A few years ago, NHTSA said that states could now accept a digital signature on an odometer, but before the state can accept it, the state must take some kind of positive action—either pass legislation or a regulation that says they will accept digital signatures. Some states have accepted this practice and some states haven’t. This is one example of how I’d like AAMVA and the National Association of Motor Vehicle Boards and Commissions to work together to develop an up-to-date survey so that people could look and see here’s what you can do digitally in the sale or purchase of an automobile in each state. Because right now it’s not happening. [A dealer doing a transaction may] say “I think this is right. I hope this is right, because if it’s wrong, I could be in trouble.”
Another change from the dealer standpoint is more mobile services. Many of them will come pick your car up for service and they may leave a car for you. Also, right now, not many dealers have off-site service operations, but I think you’ll see that more and more.
A RECKONING
Jeremy Beck, VP Dealer Development, National Independent Auto Dealers Association (NIADA)
If I were to say that the pandemic didn’t do anything positive, it would be a lie. I think that the pandemic, the supply shortage and the inventory crisis have caused a 1-2-3 punch in the automotive industry. It has forced us to come to a reckoning on what consumers have been asking the auto industry to do for a decade. They have been asking us to become more transparent. They have been asking us to be more up-front and for the ability to do more things over the phone or digitally, to get things done in a quicker way. They have been asking us to spend less time at the physical dealership.

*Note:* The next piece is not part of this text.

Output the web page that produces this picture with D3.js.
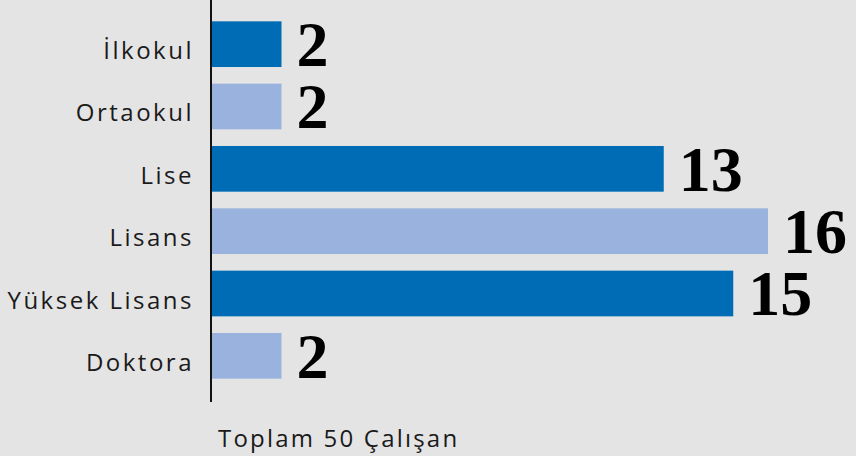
<!DOCTYPE html>
<html>
<head>
<meta charset="utf-8">
<script src="https://cdn.jsdelivr.net/npm/d3@7"></script>
<style>
  body { margin: 0; background: #e4e4e4; }
  svg { display: block; }
</style>
</head>
<body>
<svg></svg>
<script>
var categories = ["İlkokul", "Ortaokul", "Lise", "Lisans", "Yüksek Lisans", "Doktora"];
var values = [2, 2, 13, 16, 15, 2];
var footerText = "Toplam 50 Çalışan";

var width = 856;
var height = 456;
var axisX = 211;

var barColors = ["#006cb6", "#9ab3de"];

var svg = d3.select("svg")
    .attr("width", width)
    .attr("height", height);

svg.append("rect")
    .attr("width", width)
    .attr("height", height)
    .attr("fill", "#e4e4e4");

var x = d3.scaleLinear()
    .domain([0, 16])
    .range([axisX + 1, 768]);

var y = d3.scaleBand()
    .domain(categories)
    .range([0, 400])
    .paddingInner(0.267)
    .paddingOuter(0.342);

svg.selectAll(".bar")
  .data(values)
  .enter()
  .append("rect")
    .classed("bar", true)
    .attr("x", x(0))
    .attr("y", (d, i) => y(categories[i]))
    .attr("width", d => x(d) - x(0))
    .attr("height", y.bandwidth())
    .attr("fill", (d, i) => barColors[i % 2]);

svg.selectAll(".value")
  .data(values)
  .enter()
  .append("text")
    .classed("value", true)
    .attr("x", d => x(d) + 15)
    .attr("y", (d, i) => y(categories[i]) + y.bandwidth() - 1)
    .attr("font-family", "Liberation Serif, Times New Roman, serif")
    .attr("font-weight", "bold")
    .attr("font-size", 64)
    .attr("fill", "#000")
    .text(d => d);

svg.selectAll(".cat")
  .data(categories)
  .enter()
  .append("text")
    .classed("cat", true)
    .attr("x", 194)
    .attr("y", d => y(d) + y.bandwidth() / 2 + 15)
    .style("text-anchor", "end")
    .style("font-family", "'Open Sans', sans-serif")
    .style("font-size", "24px")
    .style("letter-spacing", "2.5px")
    .style("fill", "#1a1a1a")
    .text(d => d);

svg.append("line")
    .attr("x1", axisX)
    .attr("x2", axisX)
    .attr("y1", 0)
    .attr("y2", 402)
    .attr("stroke", "#111")
    .attr("stroke-width", 2);

svg.append("text")
    .attr("x", 218)
    .attr("y", 447)
    .style("font-family", "'Open Sans', sans-serif")
    .style("font-size", "24px")
    .style("letter-spacing", "2.2px")
    .style("fill", "#1a1a1a")
    .text(footerText);
</script>
</body>
</html>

They’ve been asking us to do all these things for all of these years.
Now I’m going to completely contradict what I just said. The data has told us over the last two-and-a-half years that consumers still want that face-to-face experience. In fact, if you look at the most recent auto consumer surveys, the actual number of consumer visits to a dealership before they make their purchase decision is actually going up, whereas for a decade it was going down. One reason for that is because most of the dealerships don’t have the car that the consumer is looking for. So, they’re going from dealership to dealership to try to find it.

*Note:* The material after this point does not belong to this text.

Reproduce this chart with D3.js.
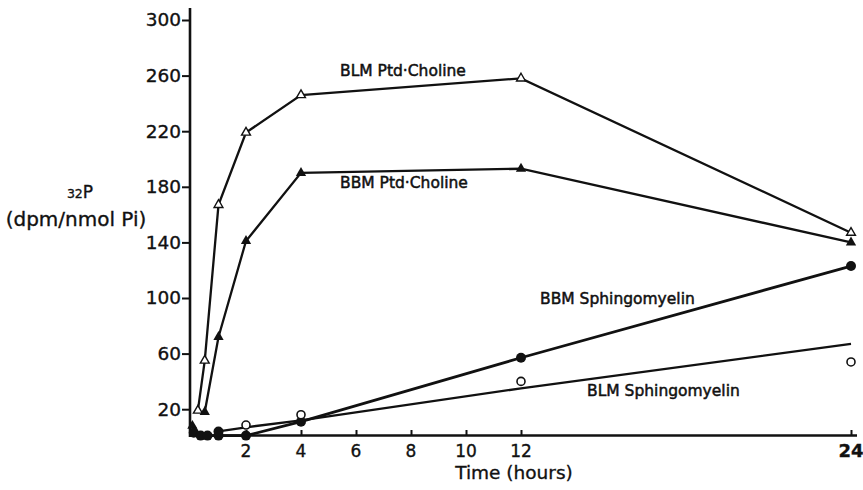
<!DOCTYPE html>
<html>
<head>
<meta charset="utf-8">
<script src="https://cdnjs.cloudflare.com/ajax/libs/d3/7.8.5/d3.min.js"></script>
<style>
    body { margin: 0; background: #fff; }
    text { font-family: "DejaVu Sans", Verdana, sans-serif; fill: #111; stroke: #111; stroke-width: 0.35px; }
</style>
</head>
<body>
<div id="chart"></div>
<script>
// Data (time in hours, 32P in dpm/nmol Pi)
var blmPcTimes = [0.25, 0.5, 1, 2, 4, 12, 24];
var blmPcValues = [19, 55, 167, 219, 246, 258, 147];

var bbmPcTimes = [0.5, 1, 2, 4, 12, 24];
var bbmPcValues = [18, 72, 141, 190, 193, 140];

var bbmSmTimes = [0, 0.25, 0.5, 1, 2, 4, 12, 24];
var bbmSmValues = [4, 2, 1, 1, 1, 11, 57, 123];

// BLM sphingomyelin is drawn as a fitted line plus separate points
var blmSmLineTimes = [1, 2, 4, 12, 24];
var blmSmLineValues = [4, 7, 12, 35, 67];
var blmSmPointTimes = [2, 4, 12, 24];
var blmSmPointValues = [8.6, 16, 40, 54];

// clutter of points near the origin
var originTriTimes = [0.05, 0.15];
var originTriValues = [8, 4];
var originDotTimes = [0.1, 0.35, 0.6, 1];
var originDotValues = [3, 1, 1, 4];

var xTicks = [2, 4, 6, 8, 10, 12, 24];
var yTicks = [20, 60, 100, 140, 180, 220, 260, 300];

var zip = function(ts, vs) { return ts.map(function(t, i) { return { t: t, v: vs[i] }; }); };

var width = 863, height = 490;

var svg = d3.select("#chart")
    .append("svg")
    .attr("width", width)
    .attr("height", height);

var x = d3.scaleLinear().domain([0, 24]).range([191, 851]);
var y = d3.scaleLinear().domain([0, 300]).range([437, 20]);

var line = d3.line()
    .x(function(d) { return x(d.t); })
    .y(function(d) { return y(d.v); });

// Axes
svg.append("line")
    .attr("x1", 190).attr("x2", 190)
    .attr("y1", 8).attr("y2", 437)
    .attr("stroke", "#111").attr("stroke-width", 2.6);

svg.append("line")
    .attr("x1", 189).attr("x2", 857)
    .attr("y1", 435.5).attr("y2", 435.5)
    .attr("stroke", "#111").attr("stroke-width", 2.6);

var yAxis = d3.axisLeft(y).tickValues(yTicks).tickSize(8).tickPadding(1);
var yg = svg.append("g")
    .attr("transform", "translate(190,0)")
    .call(yAxis);
yg.select(".domain").remove();
yg.selectAll("line").attr("stroke", "#111").attr("stroke-width", 2);
yg.selectAll("text")
    .style("font-size", "18.5px")
    .attr("font-family", null)
    .attr("fill", "#111");

var xAxis = d3.axisTop(x).tickValues(xTicks).tickSize(5).tickFormat("");
var xg = svg.append("g")
    .attr("transform", "translate(0,435)")
    .call(xAxis);
xg.select(".domain").remove();
xg.selectAll("line").attr("stroke", "#111").attr("stroke-width", 2);

// x tick labels sit below the axis
svg.selectAll(".xlab")
    .data(xTicks)
    .enter().append("text")
    .attr("class", "xlab")
    .attr("x", function(d) { return x(d); })
    .attr("y", 457)
    .attr("text-anchor", "middle")
    .style("font-size", function(d) { return d === 24 ? "18px" : "17px"; })
    .style("font-weight", function(d) { return d === 24 ? "bold" : "normal"; })
    .text(function(d) { return d; });

svg.append("text")
    .attr("x", 514).attr("y", 479)
    .attr("text-anchor", "middle")
    .style("font-size", "18.5px")
    .text("Time (hours)");

// y axis title
var yt = svg.append("text")
    .attr("x", 80).attr("y", 198)
    .attr("text-anchor", "middle")
    .style("font-size", "17px");
yt.append("tspan").style("font-size", "12.5px").text("32");
yt.append("tspan").text("P");

svg.append("text")
    .attr("x", 76).attr("y", 226)
    .attr("text-anchor", "middle")
    .style("font-size", "20px")
    .text("(dpm/nmol Pi)");

// Lines
var series = [zip(blmPcTimes, blmPcValues), zip(bbmPcTimes, bbmPcValues),
              zip(bbmSmTimes, bbmSmValues), zip(blmSmLineTimes, blmSmLineValues)];
svg.selectAll(".series")
    .data(series)
    .enter().append("path")
    .attr("class", "series")
    .attr("d", line)
    .attr("fill", "none")
    .attr("stroke", "#111")
    .attr("stroke-width", function(d, i) { return i === 2 ? 2.8 : 2.3; });

// Markers
var tri = d3.symbol().type(d3.symbolTriangle).size(34);
var bigTri = d3.symbol().type(d3.symbolTriangle).size(46);

svg.selectAll(".openTri")
    .data(zip(blmPcTimes, blmPcValues))
    .enter().append("path")
    .attr("d", tri)
    .attr("transform", function(d) { return "translate(" + x(d.t) + "," + y(d.v) + ")"; })
    .attr("fill", "#fff").attr("stroke", "#111").attr("stroke-width", 1.4);

svg.selectAll(".fillTri")
    .data(zip(bbmPcTimes, bbmPcValues).concat(zip(originTriTimes, originTriValues)))
    .enter().append("path")
    .attr("d", bigTri)
    .attr("transform", function(d) { return "translate(" + x(d.t) + "," + y(d.v) + ")"; })
    .attr("fill", "#111");

svg.selectAll(".fillDot")
    .data(zip(bbmSmTimes, bbmSmValues).slice(3).concat(zip(originDotTimes, originDotValues)))
    .enter().append("circle")
    .attr("cx", function(d) { return x(d.t); })
    .attr("cy", function(d) { return y(d.v); })
    .attr("r", 5)
    .attr("fill", "#111");

svg.selectAll(".openDot")
    .data(zip(blmSmPointTimes, blmSmPointValues))
    .enter().append("circle")
    .attr("cx", function(d) { return x(d.t); })
    .attr("cy", function(d) { return y(d.v); })
    .attr("r", 4)
    .attr("fill", "#fff")
    .attr("stroke", "#111")
    .attr("stroke-width", 1.6);

// Series labels
var labels = [
    { text: "BLM Ptd\u00b7Choline", x: 340, y: 76 },
    { text: "BBM Ptd\u00b7Choline", x: 340, y: 188 },
    { text: "BBM Sphingomyelin", x: 540, y: 304 },
    { text: "BLM Sphingomyelin", x: 587, y: 396 }
];
svg.selectAll(".slab")
    .data(labels)
    .enter().append("text")
    .attr("class", "slab")
    .attr("x", function(d) { return d.x; })
    .attr("y", function(d) { return d.y; })
    .style("font-size", "15.5px")
    .style("stroke-width", "0.5px")
    .text(function(d) { return d.text; });
</script>
</body>
</html>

Buyers want to have as much prepared when they do come in as possible. They want to spend as little time as they possibly can in the finance and insurance office and negotiating. They want to touch the vehicle and feel its vibrations as they’re driving down the road, then they want to take delivery. They want the exciting portions in person. They want the difficult portions digitally.
I think independent dealers are not afraid to try new things. And generally, it costs them less to try new things than it does a franchise store. Franchise stores are far more process-oriented, and in a lot of cases, that makes them operate better; it gives them more credibility with the market. But they can’t pivot as quickly. Whereas, if something happens in the market, an independent dealer can pivot pretty quickly.